My more recent projects hold up better: the bibliography for Arb has some 70 entries; this still omits a lot of direct references, but it does include self-citations for some 15 conference and journal papers I have written about algorithms in Arb, and these papers provide more detailed references and attribution.
In short, if we expect software to be a first-class citizen of science, then high standards of scientific communication (formal attribution of previous work) should apply to the software itself. The burden here is ultimately on the developers, but other parties may be able to help by improving the incentives for good documentation.
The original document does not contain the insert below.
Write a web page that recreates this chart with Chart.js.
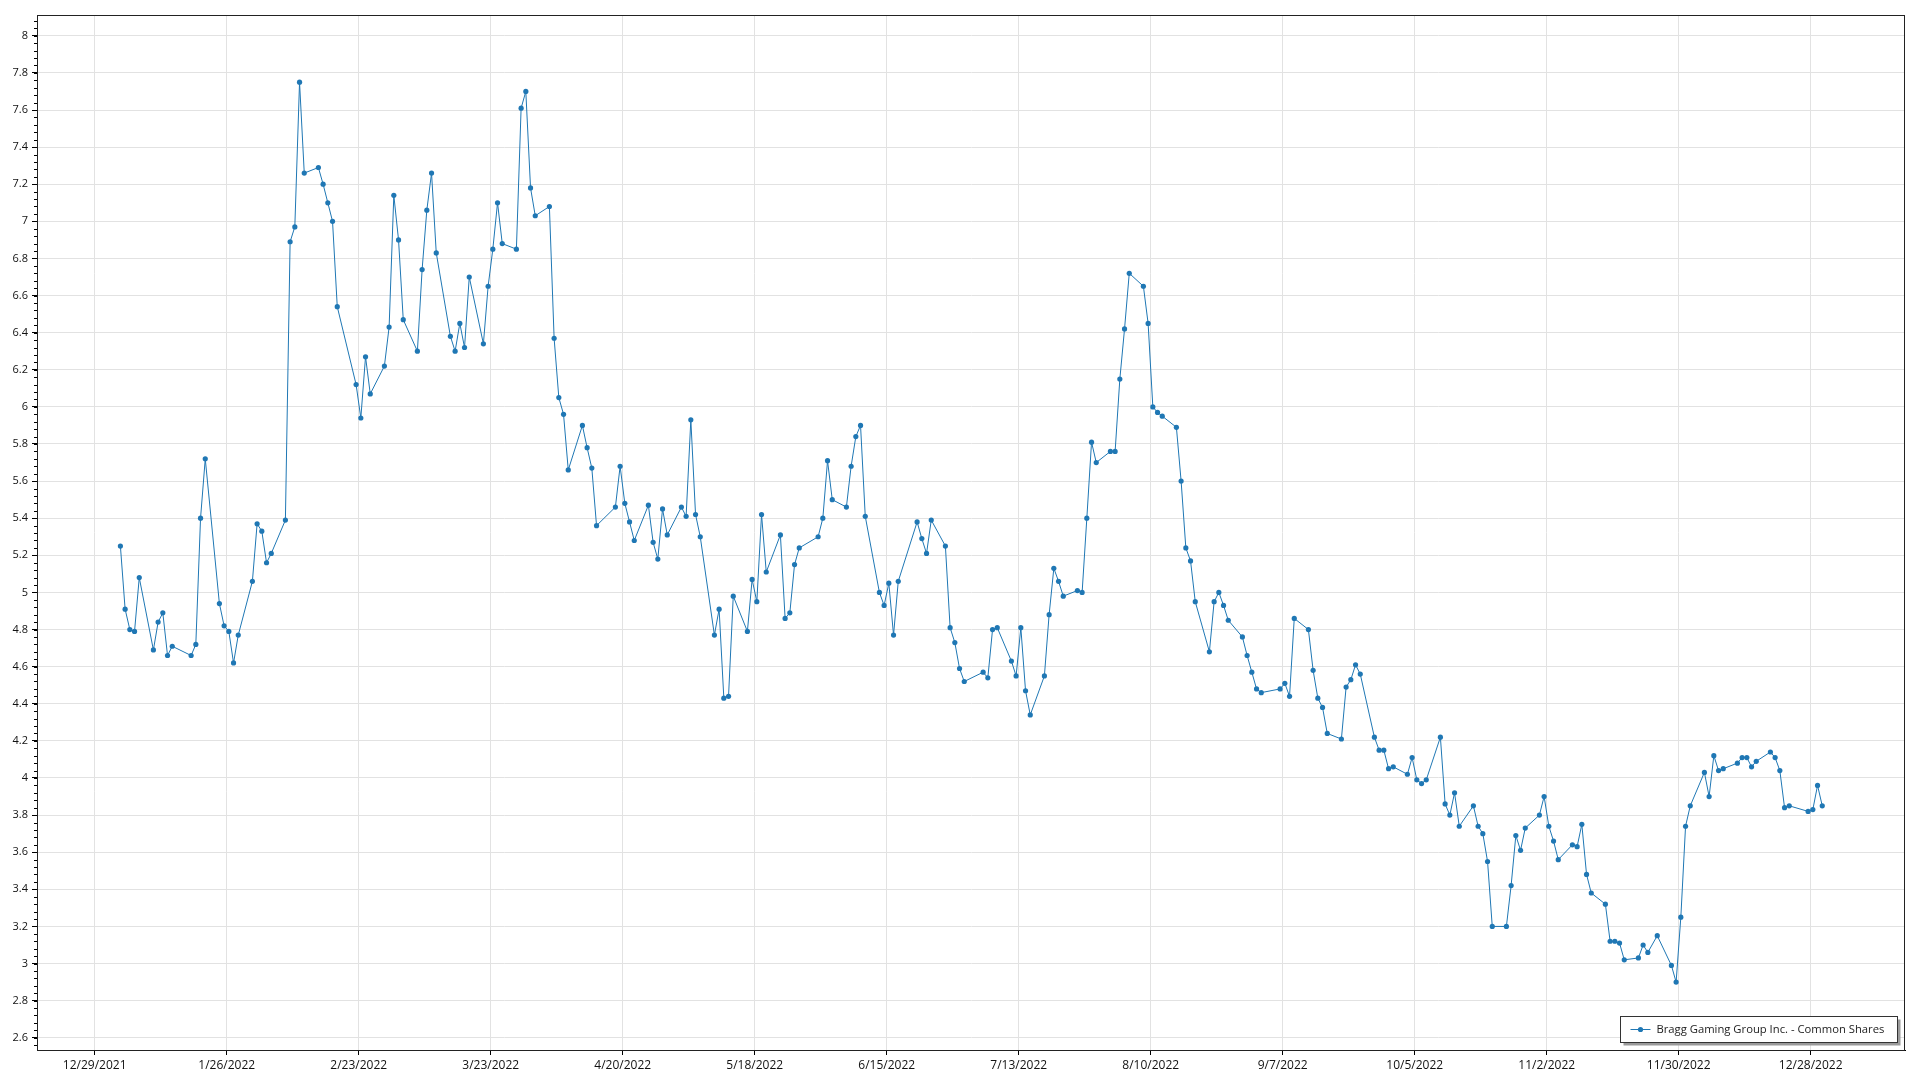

The sheer hassle of writing down sources should not be underestimated. This is usually my least favorite part of writing papers, and not much fun when documenting software either. Better tooling could help. For example, I could imagine having a tool that automatically detects citations in source code comments (including references that are not in a particular format) and builds a bibliography. Such tools could even be run to build indices across multiple git repositories without requiring expensive per-project documentation maintenance. However, this presupposes that developers at least make the effort to put in citations in some form in the first place.